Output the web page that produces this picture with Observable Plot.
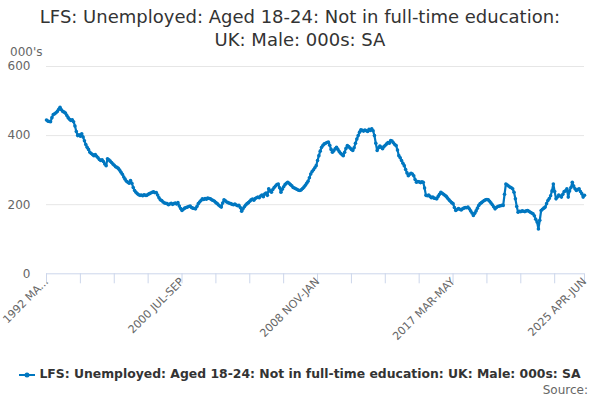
<!DOCTYPE html>
<html>
<head>
<meta charset="utf-8">
<script src="https://cdn.jsdelivr.net/npm/d3@7"></script>
<script src="https://cdn.jsdelivr.net/npm/@observablehq/plot@0.6"></script>
<style>
  html, body { margin: 0; padding: 0; background: #fff; }
  #wrap { position: relative; width: 600px; height: 400px; overflow: hidden; font-family: "DejaVu Sans", sans-serif; }
  #title { position: absolute; top: 5px; left: 0; width: 600px; text-align: center; font-size: 18px; line-height: 23px; color: #333; }
  #unit { position: absolute; top: 45px; left: 10px; font-size: 12px; color: #666; }
  #chart { position: absolute; top: 0; left: 0; }
  #legend { position: absolute; top: 366px; left: 0; width: 600px; text-align: center; font-size: 12.4px; font-weight: bold; color: #333; white-space: nowrap; }
  #legend svg { vertical-align: middle; margin-right: 4px; }
  #source { position: absolute; top: 383px; right: 12px; font-size: 12px; color: #666; }
</style>
</head>
<body>
<div id="wrap">
  <div id="chart"></div>
  <div id="title">LFS: Unemployed: Aged 18-24: Not in full-time education:<br>UK: Male: 000s: SA</div>
  <div id="unit">000's</div>
  <div id="legend"><svg width="16" height="10"><line x1="0" y1="5" x2="16" y2="5" stroke="#0077c0" stroke-width="2"/><circle cx="8" cy="5" r="2.5" fill="#0077c0"/></svg>LFS: Unemployed: Aged 18-24: Not in full-time education: UK: Male: 000s: SA</div>
  <div id="source">Source:</div>
</div>
<script>
// Rolling quarters, monthly, 1992 MAR-MAY .. 2025 APR-JUN (thousands)
const values = [
  445, 442, 441, 440, 452, 461, 463, 466, 470, 476, 482, 475,
  470, 468, 465, 458, 452, 447, 444, 446, 440, 428, 412, 400,
  402, 398, 405, 396, 385, 374, 366, 360, 352, 348, 345, 342,
  345, 340, 336, 331, 328, 330, 325, 318, 313, 333, 330, 326,
  322, 318, 314, 310, 308, 305, 300, 294, 288, 280, 274, 268,
  265, 262, 270, 262, 250, 241, 236, 232, 229, 227, 228, 226,
  229, 227, 227, 230, 232, 234, 236, 237, 235, 235, 228, 220,
  214, 212, 208, 205, 204, 203, 200, 202, 204, 201, 203, 205,
  202, 206, 196, 189, 183, 187, 190, 192, 193, 195, 196, 192,
  190, 189, 188, 195, 203, 208, 212, 217, 215, 218, 216, 219,
  218, 217, 214, 212, 210, 206, 203, 199, 196, 193, 205, 214,
  211, 208, 206, 204, 203, 201, 200, 202, 199, 197, 198, 192,
  181, 188, 194, 199, 203, 206, 210, 214, 216, 213, 218, 220,
  222, 220, 225, 228, 223, 231, 234, 227, 246, 240, 236, 244,
  250, 254, 258, 260, 249, 236, 245, 252, 258, 262, 265, 262,
  258, 255, 250, 248, 246, 244, 242, 241, 243, 247, 251, 256,
  262, 268, 278, 289, 296, 301, 307, 313, 328, 342, 355, 366,
  372, 376, 378, 380, 381, 372, 360, 352, 356, 362, 366, 360,
  354, 349, 345, 342, 352, 363, 371, 368, 364, 360, 357, 365,
  378, 390, 400, 410, 417, 415, 413, 416, 414, 412, 418, 415,
  420, 414, 400, 378, 357, 365, 370, 366, 362, 368, 372, 376,
  380, 378, 386, 384, 379, 374, 371, 358, 342, 336, 328, 320,
  313, 302, 292, 284, 288, 291, 289, 284, 273, 265, 267, 266,
  264, 266, 265, 248, 227, 226, 228, 224, 220, 222, 219, 218,
  217, 224, 230, 236, 233, 230, 227, 224, 219, 214, 210, 206,
  203, 192, 183, 186, 189, 187, 185, 188, 190, 192, 191, 193,
  188, 182, 176, 169, 175, 182, 190, 198, 203, 206, 209, 212,
  214, 215, 214, 210, 205, 200, 194, 188, 192, 195, 196, 197,
  198, 198, 230, 260, 257, 254, 251, 249, 246, 236, 217, 195,
  178, 181, 180, 182, 181, 180, 182, 183, 181, 178, 176, 174,
  168, 158, 150, 130, 155, 183, 187, 190, 193, 203, 212, 218,
  226, 240, 260, 238, 217, 222, 228, 225, 222, 230, 238, 240,
  246, 222, 240, 250, 265, 254, 246, 241, 244, 246, 238, 232,
  222, 227
];

const tickIndex = [0, 100, 200, 300, 397];
const tickLabels = ["1992 MA...", "2000 JUL-SEP", "2008 NOV-JAN", "2017 MAR-MAY", "2025 APR-JUN"];
const minorTicks = [0, 25, 50, 75, 100, 125, 150, 175, 200, 225, 250, 275, 300, 325, 350, 375, 397];
const yTicks = [0, 200, 400, 600];

const data = values.map((v, i) => ({i, v}));
const blue = "#0077c0";

const chart = Plot.plot({
  width: 600,
  height: 360,
  marginTop: 66,
  marginBottom: 86.7,
  marginLeft: 46,
  marginRight: 16,
  x: {type: "linear", domain: [0, values.length - 1]},
  y: {domain: [0, 600]},
  style: {fontFamily: "DejaVu Sans, sans-serif", fontSize: "11px", color: "#666", background: "transparent"},
  marks: [
    Plot.gridY(yTicks.filter(d => d > 0), {stroke: "#e6e6e6", strokeOpacity: 1}),
    Plot.axisY(yTicks, {tickSize: 0, tickPadding: 16, label: null, fill: "#666", fontSize: 12}),
    Plot.ruleY([0], {stroke: "#ccd6eb", strokeWidth: 1}),
    Plot.axisX(minorTicks, {tickSize: 10, stroke: "#ccd6eb", strokeOpacity: 1, tickFormat: () => "", label: null}),
    Plot.axisX(tickIndex, {tickSize: 0, tickPadding: 6, tickRotate: -45, tickFormat: d => tickLabels[tickIndex.indexOf(d)], label: null, fill: "#666", fontSize: 11}),
    Plot.line(data, {x: "i", y: "v", stroke: blue, strokeWidth: 2.2}),
    Plot.dot(data, {x: "i", y: "v", r: 1.8, fill: blue})
  ]
});
document.getElementById("chart").appendChild(chart);
</script>
</body>
</html>
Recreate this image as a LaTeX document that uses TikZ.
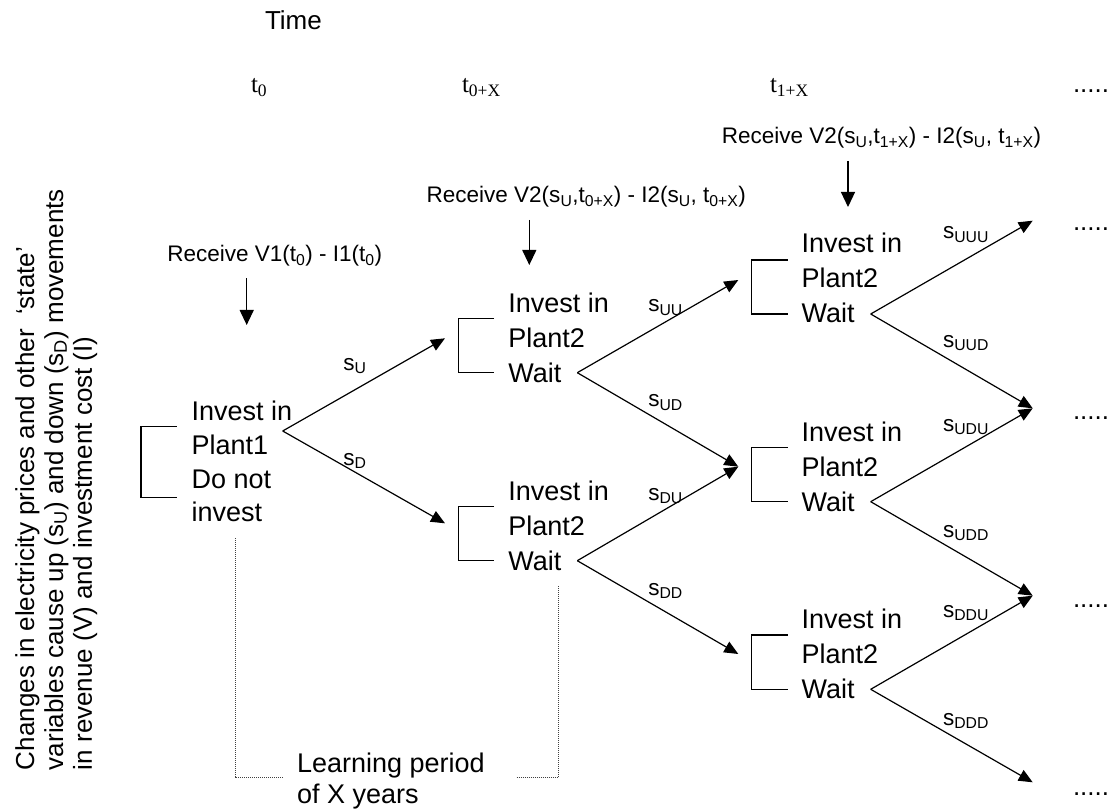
\documentclass[tikz,border=0pt]{standalone}
\usepackage{fontspec}
\setmainfont{Liberation Sans}
\newfontfamily\tms{Liberation Serif}
\usetikzlibrary{arrows.meta}
\newcommand\sub[1]{\textsubscript{#1}}
\begin{document}
\begin{tikzpicture}[x=1pt,y=-1pt,
  every node/.style={inner sep=0pt,outer sep=0pt},
  opt/.style={font=\fontsize{27}{35}\selectfont,anchor=base west},
  opt1/.style={font=\fontsize{27}{33.7}\selectfont,anchor=base west},
  small/.style={font=\fontsize{22.5}{27}\selectfont,anchor=base west},
  timelbl/.style={font=\fontsize{26}{30}\selectfont,anchor=base west},
  side/.style={font=\fontsize{26}{29}\selectfont,anchor=base west,rotate=90},
  tlab/.style={font=\tms\fontsize{25}{29}\selectfont,anchor=base west},
  dots/.style={font=\fontsize{26}{29}\selectfont,anchor=base west},
  lbl/.style={font=\fontsize{22.5}{27}\selectfont,anchor=base west},
  branch/.style={line width=1.2pt,-{Triangle[length=14pt,width=12pt]}},
  recv/.style={line width=1.2pt,-{Triangle[length=15pt,width=14pt]}},
  brk/.style={line width=1.1pt},
  lp/.style={line width=1pt,draw=black!75,dash pattern=on 1pt off 1pt}]
\useasboundingbox (0,0) rectangle (1111,810);

% time axis
\node[timelbl] (time) at (265,30) {Time};
\node[tlab] (tz) at (251,93) {t\sub{0}};
\node[tlab] (tzx) at (462,93) {t\sub{0+X}};
\node[tlab] (tox) at (770,93) {t\sub{1+X}};
\node[dots] (tdots) at (1073,93) {.....};

% side text
\node[side] (sidetext) at (34,770) {\vtop{\hbox{Changes in electricity prices and other \ ‘state’}\hbox{variables cause up (s\sub{U}) and down (s\sub{D}) movements}\hbox{in revenue (V) and investment cost (I)}}};

% receive labels
\node[small] (r1) at (167.3,261.7) {Receive V1(t\sub{0}) - I1(t\sub{0})};
\node[small] (r2) at (426.7,203) {Receive V2(s\sub{U},t\sub{0+X}) - I2(s\sub{U}, t\sub{0+X})};
\node[small] (r3) at (721.8,144) {Receive V2(s\sub{U},t\sub{1+X}) - I2(s\sub{U}, t\sub{1+X})};
\coordinate (r1a) at (246.7,278.3); \coordinate (r1b) at (246.7,325);
\coordinate (r2a) at (529.3,220); \coordinate (r2b) at (529.3,265);
\coordinate (r3a) at (848,161); \coordinate (r3b) at (848,207);
\draw[recv] (r1a) -- (r1b);
\draw[recv] (r2a) -- (r2b);
\draw[recv] (r3a) -- (r3b);

% decision nodes
\node[opt1] (n1) at (191.7,420.7) {\vtop{\hbox{Invest in}\hbox{Plant1}\hbox{Do not}\hbox{invest}}};
\node[opt] (n2u) at (508.3,312.7) {\vtop{\hbox{Invest in}\hbox{Plant2}\hbox{Wait}}};
\node[opt] (n2d) at (508.3,500) {\vtop{\hbox{Invest in}\hbox{Plant2}\hbox{Wait}}};
\node[opt] (n3u) at (801.7,253) {\vtop{\hbox{Invest in}\hbox{Plant2}\hbox{Wait}}};
\node[opt] (n3m) at (801.7,441) {\vtop{\hbox{Invest in}\hbox{Plant2}\hbox{Wait}}};
\node[opt] (n3d) at (801.7,628) {\vtop{\hbox{Invest in}\hbox{Plant2}\hbox{Wait}}};

% brackets
\draw[brk] (176.7,426.7) -- (141,426.7) -- (141,497.3) -- (176.7,497.3);
\draw[brk] (494,318.3) -- (458.3,318.3) -- (458.3,372.7) -- (494,372.7);
\draw[brk] (494,506.7) -- (458.3,506.7) -- (458.3,560.7) -- (494,560.7);
\draw[brk] (787.7,260) -- (751.7,260) -- (751.7,314) -- (787.7,314);
\draw[brk] (787.7,447.4) -- (751.7,447.4) -- (751.7,501.7) -- (787.7,501.7);
\draw[brk] (787.7,635) -- (751.7,635) -- (751.7,689.3) -- (787.7,689.3);

% branch points and tips
\coordinate (p1) at (282.7,431);
\coordinate (p2u) at (577.3,372.7);
\coordinate (p2d) at (577.3,560.7);
\coordinate (p3u) at (870.7,314);
\coordinate (p3m) at (870.7,501.7);
\coordinate (p3d) at (870.7,689.3);
\coordinate (q2u) at (445,338.3);
\coordinate (q2d) at (445,523.3);
\coordinate (q3u) at (738.3,280);
\coordinate (q3m) at (738.3,466.7);
\coordinate (q3d) at (738.3,654);
\coordinate (q4a) at (1032.7,220.7);
\coordinate (q4b) at (1032.7,408.3);
\coordinate (q4c) at (1032.7,595.7);
\coordinate (q4d) at (1032.7,782.3);

\draw[branch] (p1) -- (q2u);
\draw[branch] (p1) -- (q2d);
\draw[branch] (p2u) -- (q3u);
\draw[branch] (p2u) -- (q3m);
\draw[branch] (p2d) -- (q3m);
\draw[branch] (p2d) -- (q3d);
\draw[branch] (p3u) -- (q4a);
\draw[branch] (p3u) -- (q4b);
\draw[branch] (p3m) -- (q4b);
\draw[branch] (p3m) -- (q4c);
\draw[branch] (p3d) -- (q4c);
\draw[branch] (p3d) -- (q4d);

% branch labels
\node[lbl] (lU) at (343.3,370) {s\sub{U}};
\node[lbl] (lD) at (343.3,465) {s\sub{D}};
\node[lbl] (lUU) at (648.3,311.7) {s\sub{UU}};
\node[lbl] (lUD) at (648.3,406.7) {s\sub{UD}};
\node[lbl] (lDU) at (648.3,500) {s\sub{DU}};
\node[lbl] (lDD) at (648.3,595) {s\sub{DD}};
\node[lbl] (lUUU) at (943,239) {s\sub{UUU}};
\node[lbl] (lUUD) at (943,347) {s\sub{UUD}};
\node[lbl] (lUDU) at (943,431) {s\sub{UDU}};
\node[lbl] (lUDD) at (943,537) {s\sub{UDD}};
\node[lbl] (lDDU) at (943,617) {s\sub{DDU}};
\node[lbl] (lDDD) at (943,725) {s\sub{DDD}};

% continuation dots
\node[dots] (d1) at (1073,231) {.....};
\node[dots] (d2) at (1073,419) {.....};
\node[dots] (d3) at (1073,607) {.....};
\node[dots] (d4) at (1073,795) {.....};

% learning period
\node[opt,font=\fontsize{27}{31}\selectfont] (learn) at (297,772) {\vtop{\hbox{Learning period}\hbox{of X years}}};
\draw[lp] (235,538.3) -- (235,777) -- (283.3,777);
\draw[lp] (516.7,777) -- (558.3,777) -- (558.3,585);
\end{tikzpicture}
\end{document}
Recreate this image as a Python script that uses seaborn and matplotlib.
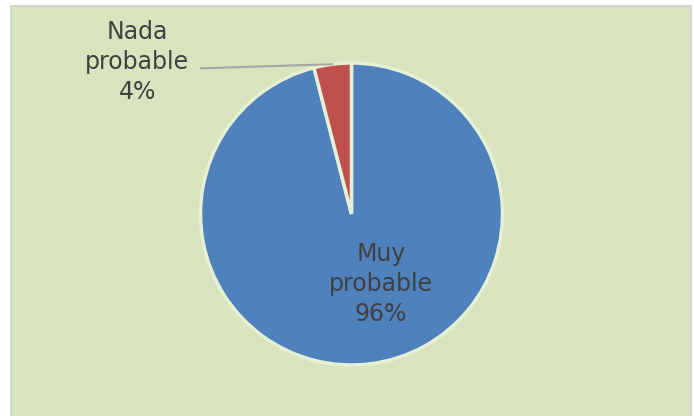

### [WHAT TO DO]
The answer is a single number: how many lines include the word "Recreate"?

### [THE COMPLETED TASK]
2